Hastings home gets green light
A MOVE to overturn a controversial Tweed Shire Council decision to approve a beachfront mansion at Hastings Point late yesterday failed to win sufficient support at an extraordinary council meeting.
Last week four of the seven councillors voted to give the green light to the rebuilding of an old block of flats in the coastal village as a large house despite protests from local residents that it was an overdevelopment of the site and breached newly-adopted rules for the area.
The three councillors against the approval, Mayor Barry Longland, Greens councillor Katie Milne plus Cr Joan van Lieshout sought the extraordinary meeting to reconsider the matter after they lodged a rescission motion.

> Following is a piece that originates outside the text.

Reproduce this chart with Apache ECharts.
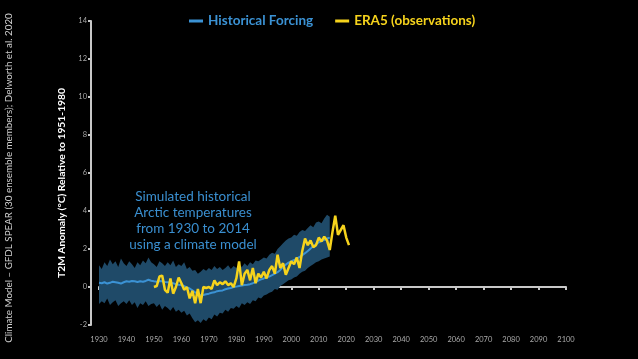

But the four councillors in favour of approval yesterday refused to change their vote despite an intense campaign from some Hastings Point residents and impassioned pleas from the councillors opposed to the development.
It is understood they had also been quietly warned before the meeting that since council officers had sent out a letter of approval before the rescission motion was lodged last Thursday, the council could be liable to damages if the decision was altered.
In a last-minute move against the development, one of the neighbours of the proposed house, Chris Johnson, said he wanted councillors to get "higher-level advice prior to proceeding".
Cr Milne wanted councillors to change their mind and reject the development application because she said it breached too many rules, particularly the new Hastings Point Development Control Plan (DCP).
She said it would be too long, too high, fail to have sufficient landscaping and "will set a dangerous precedent".
Cr Joan van Lieshout said approval was "an abandonment of a DCP that was set up with a lot of hard work".
"As councillors we have a full responsibility to ensure those rules are set in place for the future," she said.
"This council will be remembered as setting the rules and abandoning those if we do that."
Cr Longland said the DCP insisted on a setback from the property boundary of eight metres and other rules required a setback of five to eight metres, but the home would be just 2.5 metres from the property boundary.
"These things start to accumulate," he said.
"As they add up I think the chance of defending a refusal (in the NSW Land and Environment Court) get better as you go along."
The other councillors declined to speak on the issue.